I live in Atlanta, grew up in Alabama. Every decent BBQ joint I’v ever been to in the Southeast (I’m excluding the Texas joints) served a “Rib Sandwich,” which consisted of a half-slab on top of a piece of white bread with another piece to the side. For obvious reasons (the bones) you wouldnt just eat it like a sandwich. You’d eat the ribs, sop with the bread. A few friends and I were discussing this with someone who expected more of a sandwich (the Mc Rib?) and one of my buddies, who is prone to spew bs, said that reason the rib sandwich is called such has to do with a now extinct Alabama blue law. He said that at one time, places (in 'Bama) had to either be restaurants or bars, serve either food or booze, but bars could still serve sandwiches. To accomodate their rib loving patrons, bars served ribs as a sandwich. Now this story sounds like something a creatvie middle schooler would come up with, for one, wouldn’t a blue law be more concerned with keeping booze from being served at all, not making sure it was consumed on an empty stomach? Still this dude defelected my criticism by saying that he took no responsibilty for the story, he’d just heard it from a “reliable source.” So, is there anyt truth to this?
Can’t swear to its veracity, but it sounds right in line with other blue laws around the States. There are several places that require a meal to be purchased if alcohol is served on a Sunday, for example.
Don’t know about this specific case, but there are documented cases of similar things happening in other states.
For instance, the law in New York once banned all sales of alcohol except in hotels. So every bar in the city added a couple of rooms and advertised they were for rent (and the only people who would rent these rooms were prostitutes, so the law had the untended effect of expanding where they would ply their trade).

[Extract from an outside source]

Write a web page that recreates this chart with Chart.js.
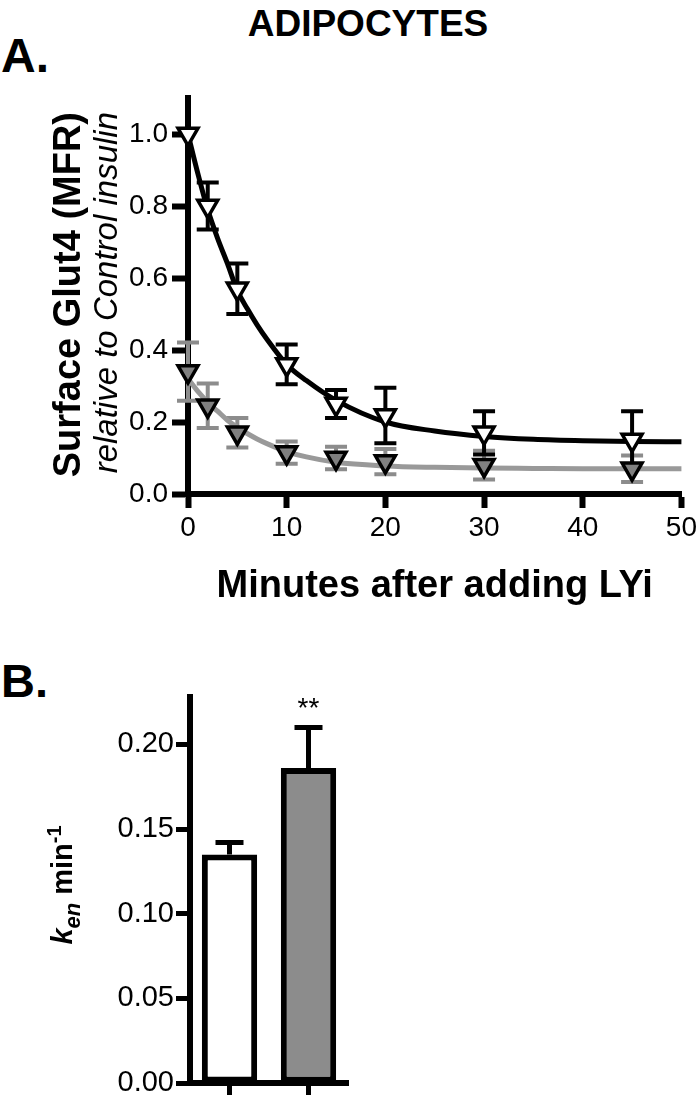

Another law only allowed alcohol sales where meals were provided, so bars offered a “free lunch” – usually a sandwich that sat on the middle of the table for weeks (woe be it to anyone who tried to eat it while fresh). Eugene O’Neill described the practice in “The Iceman Cometh.”
So I wouldn’t be surprised if the origin were true.
In Vancouver I learned that not-so-long ago, BC only allowed liquor-by-the-drink if one also paid for a food item. Even in bars. One of the byproducts of this was a chocolate-caramel icebox cookie called the Nanaimo Bar, which apparently originated in the 1950s at a bar in Nanaimo.
The concept of something called a “rib sandwich” is rather modern in the scheme of things. I’m posting off the top of my head here, so don’t be surprised when I come back later tonight with an update. The earliest easy cite I can find in a newspaper is 1950. Doesn’t mean it didn’t go back farther, but I’d be surprised if pre-war.
First you need to provide me a date when liquor by the drink was legal in Alabama. Or did you mean by bar a joint that served beer? We need to define terms here.
You have been misled there. “Nanaimo Bars” are ultimately traced back to a Nanaimo church’s ladies’ auxilliary club cookbook. (Right decade, though.)
The idea of Nanaimo bars as bar food is incomprehensible. Pickled herrings, sure. Nanaimo bars – uh, no. That’s just weird.
Let me chime in with others in saying this sounds like a very plausible example of one of the weird regularion that spring up around the serving of alcohol. Generally, it seems to me, to give the state more control over places that serve it (and generally places that serve it come up with creative ways around the regulations).
In NYC it’s to dance in a bar. (Or rather, its illegal to allow dancing in your bar. I seem to recall not to long ago the city had a wavew of actually enforcing this in an effort to…well, I guess in a effort to crack down on places they thought people might be having too much fun . (and after all, dancing might lead to card playing.)
Then there’s my favourtite…South Cariline, which makes bars pour their shots from those little airplane bottles. To stop bartenders from pouring extra heavy drinks for people they like/think will tip well/are sleeping with. However the little bottle is a bigger shot than the standard shot poured from a bottle so now everyone in SC gets a stiffer drink than they would elsewhere. Thanks, guardians of public morality .
Anyway, I don’t know either, but doesn’t it seem more likely than someone just up and deciding, hey what we need is a sandwich with a bone in it?